Fraud cartel controlled 300 Irish bank accounts and stole €15m
Gardai investigating money laundering by west African group raided addresses in five counties
A major Garda search operation is under way in Dublin and other counties. Photogaph: Getty Images
An international fraud and cyber crime cartel, some of whom are based in Ireland, controlled more than 300 bank accounts in Ireland and has stolen at least €15 million, gardai believe.
After a Garda investigation into the money laundering section of the west African cartel, a team of over 100 gardai raided addresses across five counties on Thursday from 7am.

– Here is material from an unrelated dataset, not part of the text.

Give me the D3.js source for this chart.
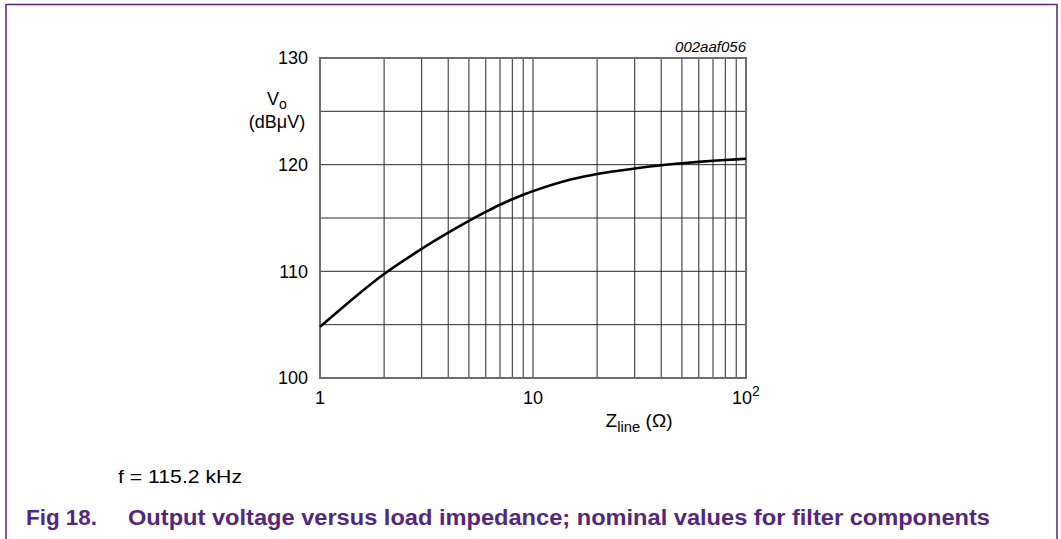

While the senior officers leading the inquiry are certain at least €14.6 million has been stolen and laundered to date, the true figure may be very significantly higher.
Gardai will not know how much cash has been stolen and how much of that is spent or recoverable until some 350 bank accounts in Ireland that have now been frozen are examined.

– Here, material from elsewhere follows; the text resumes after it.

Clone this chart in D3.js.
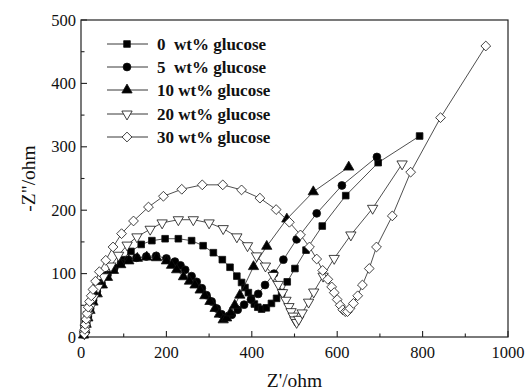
<!DOCTYPE html>
<html>
<head>
<meta charset="utf-8">
<script src="https://cdn.jsdelivr.net/npm/d3@7"></script>
<style>
  body { margin: 0; background: #fff; }
  text { font-family: "Liberation Serif", "Times New Roman", serif; fill: #111; }
</style>
</head>
<body>
<div id="chart"></div>
<script>
// Nyquist data, [Z', -Z''] in ohm
const s0 = [[8,4],[10,12],[13,22],[17,33],[22,45],[29,58],[37,70],[47,83],[60,96],[76,109],[95,122],[117,135],[141,146],[166,152],[197,155],[228,155],[259,152],[286,144],[310,133],[331,122],[349,110],[365,96],[376,86],[384,78],[392,70],[399,61],[406,52],[414,47],[423,44],[434,46],[446,53],[458,61],[470,70],[483,87],[501,108],[527,137],[565,175],[620,223],[696,275],[793,317]];
const s5 = [[7,4],[9,12],[12,22],[16,33],[21,45],[28,58],[37,72],[48,85],[62,98],[78,109],[94,117],[111,122],[130,125],[153,127],[176,128],[200,124],[220,119],[233,113],[244,106],[259,96],[271,87],[283,77],[294,66],[306,56],[318,45],[329,36],[341,31],[353,35],[367,43],[382,51],[398,59],[415,68],[431,82],[452,100],[474,122],[505,154],[552,195],[611,239],[693,284]];
const s10 = [[6,3],[9,11],[12,20],[16,30],[21,42],[28,55],[38,68],[50,82],[62,94],[76,105],[93,114],[112,120],[132,124],[154,126],[177,125],[200,120],[212,113],[224,106],[240,95],[254,88],[267,82],[279,74],[290,65],[302,56],[314,45],[324,36],[333,27],[341,30],[350,38],[360,50],[372,66],[404,111],[435,143],[482,186],[544,229],[627,268]];
const s20 = [[8,5],[10,14],[13,24],[17,35],[22,47],[30,62],[40,78],[53,95],[70,112],[88,129],[108,145],[131,158],[162,170],[190,180],[228,185],[263,185],[300,180],[333,171],[365,158],[390,144],[411,128],[432,112],[450,97],[462,83],[472,70],[480,58],[487,48],[492,40],[497,33],[501,27],[505,23],[510,28],[518,38],[533,55],[545,71],[567,96],[593,124],[632,161],[683,203],[752,273]];
const s30 = [[8,5],[9,12],[10,20],[12,28],[14,37],[17,47],[20,56],[24,65],[28,75],[34,88],[43,103],[58,121],[75,142],[95,163],[123,183],[158,205],[193,222],[236,233],[284,240],[332,240],[376,232],[419,219],[457,201],[488,181],[514,161],[535,142],[552,123],[566,105],[578,91],[587,79],[593,70],[600,59],[607,50],[613,43],[619,40],[624,40],[630,45],[638,53],[648,65],[659,82],[675,108],[692,142],[729,191],[772,260],[842,346],[948,459]];

const labels = ["0  wt% glucose", "5  wt% glucose", "10 wt% glucose", "20 wt% glucose", "30 wt% glucose"];
const xTicks = [0, 200, 400, 600, 800, 1000];
const yTicks = [0, 100, 200, 300, 400, 500];

const W = 526, H = 392;
const margin = {top: 20, right: 18, bottom: 55, left: 81};

const svg = d3.select("#chart").append("svg")
  .attr("width", W).attr("height", H);

const x = d3.scaleLinear().domain([0, 1000]).range([margin.left, W - margin.right]);
const y = d3.scaleLinear().domain([0, 500]).range([H - margin.bottom, margin.top]);

const series = [
  {data: s0,  shape: "square",   fill: "#000"},
  {data: s5,  shape: "circle",   fill: "#000"},
  {data: s10, shape: "triUp",    fill: "#000"},
  {data: s20, shape: "triDown",  fill: "#fff"},
  {data: s30, shape: "diamond",  fill: "#fff"}
];

function marker(shape) {
  if (shape === "square") return d3.symbol(d3.symbolSquare, 44)();
  if (shape === "circle") return d3.symbol(d3.symbolCircle, 48)();
  if (shape === "triUp" || shape === "triDown") return d3.symbol(d3.symbolTriangle, 46)();
  // diamond: rotated square
  return "M0,-4.9L4.9,0L0,4.9L-4.9,0Z";
}
function rot(shape) { return shape === "triDown" ? " rotate(180)" : ""; }

// frame
svg.append("rect")
  .attr("x", x(0)).attr("y", y(500))
  .attr("width", x(1000) - x(0)).attr("height", y(0) - y(500))
  .attr("fill", "none").attr("stroke", "#222").attr("stroke-width", 1.2);

// ticks (inward, bottom and left)
const xMinor = d3.range(100, 1000, 200);
const yMinor = d3.range(50, 500, 100);
const axG = svg.append("g").attr("stroke", "#222").attr("stroke-width", 1.1);
xTicks.forEach(t => axG.append("line").attr("x1", x(t)).attr("x2", x(t)).attr("y1", y(0)).attr("y2", y(0) - 6));
xMinor.forEach(t => axG.append("line").attr("x1", x(t)).attr("x2", x(t)).attr("y1", y(0)).attr("y2", y(0) - 3.5));
yTicks.forEach(t => axG.append("line").attr("x1", x(0)).attr("x2", x(0) + 6).attr("y1", y(t)).attr("y2", y(t)));
yMinor.forEach(t => axG.append("line").attr("x1", x(0)).attr("x2", x(0) + 3.5).attr("y1", y(t)).attr("y2", y(t)));

svg.append("g").selectAll("text").data(xTicks).join("text")
  .attr("x", d => x(d)).attr("y", y(0) + 21)
  .attr("text-anchor", "middle").attr("font-size", 16.5)
  .text(d => d);

svg.append("g").selectAll("text").data(yTicks).join("text")
  .attr("x", x(0) - 5).attr("y", d => y(d) + 5.5)
  .attr("text-anchor", "end").attr("font-size", 16.5)
  .text(d => d);

svg.append("text")
  .attr("x", (x(0) + x(1000)) / 2).attr("y", 387)
  .attr("text-anchor", "middle").attr("font-size", 19.5)
  .text("Z'/ohm");

svg.append("text")
  .attr("transform", `translate(35,${(y(0) + y(500)) / 2}) rotate(-90)`)
  .attr("text-anchor", "middle").attr("font-size", 19.5)
  .text('-Z"/ohm');

// curves
const line = d3.line().x(d => x(d[0])).y(d => y(d[1]));
series.forEach(s => {
  const g = svg.append("g");
  g.append("path").datum(s.data)
    .attr("d", line).attr("fill", "none")
    .attr("stroke", "#222").attr("stroke-width", 0.8);
  g.selectAll("path.m").data(s.data).join("path")
    .attr("class", "m")
    .attr("d", marker(s.shape))
    .attr("transform", d => `translate(${x(d[0])},${y(d[1])})${rot(s.shape)}`)
    .attr("fill", s.fill).attr("stroke", "#111").attr("stroke-width", 0.8);
});

// legend
const legY = [44, 67, 90, 114, 137];
const leg = svg.append("g");
series.forEach((s, i) => {
  leg.append("line").attr("x1", 107).attr("x2", 148)
    .attr("y1", legY[i]).attr("y2", legY[i])
    .attr("stroke", "#222").attr("stroke-width", 0.9);
  leg.append("path").attr("d", marker(s.shape))
    .attr("transform", `translate(127,${legY[i]})${rot(s.shape)}`)
    .attr("fill", s.fill).attr("stroke", "#111").attr("stroke-width", 0.8);
  leg.append("text").attr("x", 157).attr("y", legY[i] + 5.5)
    .attr("font-size", 17).attr("font-weight", "bold")
    .attr("xml:space", "preserve").style("white-space", "pre")
    .text(labels[i]);
});
</script>
</body>
</html>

The Garda has gone to the courts to secure orders to block any further activity on some of the accounts. In other cases banks in Ireland moved to block accounts based on the information supplied by the Garda.
A large quantity of financial documents along with laptops and other electronic devices were seized. These will now be examined for evidence. Gardai also seized four 4X4 vehicles on suspicion of being the proceeds of crime.
Some of the people targeted were claiming unemployment and other social welfare benefits while living in rented houses paid for by the State.
The inquiry is being led by Det Supt Alf Martin of the Garda National Economic Crime Bureau, assisted by personnel from the Northern, Eastern and Dublin Metropolitan regions, along with officers from the drugs and organised crime unit, and armed support units.
Invoice redirect fraud
Gardai believe they are part of a wide network of west Africans engaged in invoice redirect fraud globally.
And it appears much of the money stolen by fraudsters all over the world was sent to the cartel members based in Ireland so they could launder it.
Some of the money was transferred between many bank accounts internationally, including China and west Africa, in the hope that no police force could track and find it to seize.
With some of the other money, expensive goods were bought and shipped out of the country. They were then sold at their destination country and effectively converted back into cash.
Invoice redirect fraud involves criminals setting up fake online identities to enable them pose as a legitimate trading company. They then contact the customers of the company they are impersonating and advise them of a change of bank account details.
If the scam works, the next time a payment is due to the company they are impersonating the sum will be paid into the new bank account, which is controlled by the criminals.
Once the money has been lodged into the criminals account, it can take days for the victims to realise what has happened.
The company paying out the money will have no way of knowing they have lodged a fee for goods or services to the wrong. Typically they will only realise when the company who was supposed to receive the payment sends a reminder after the payment appears delayed.
Some of the individual frauds have involved very large amounts of money. In February it emerged more than €750,000 was stolen, mostly from Dublin Zoo and Meath Education and Training Board.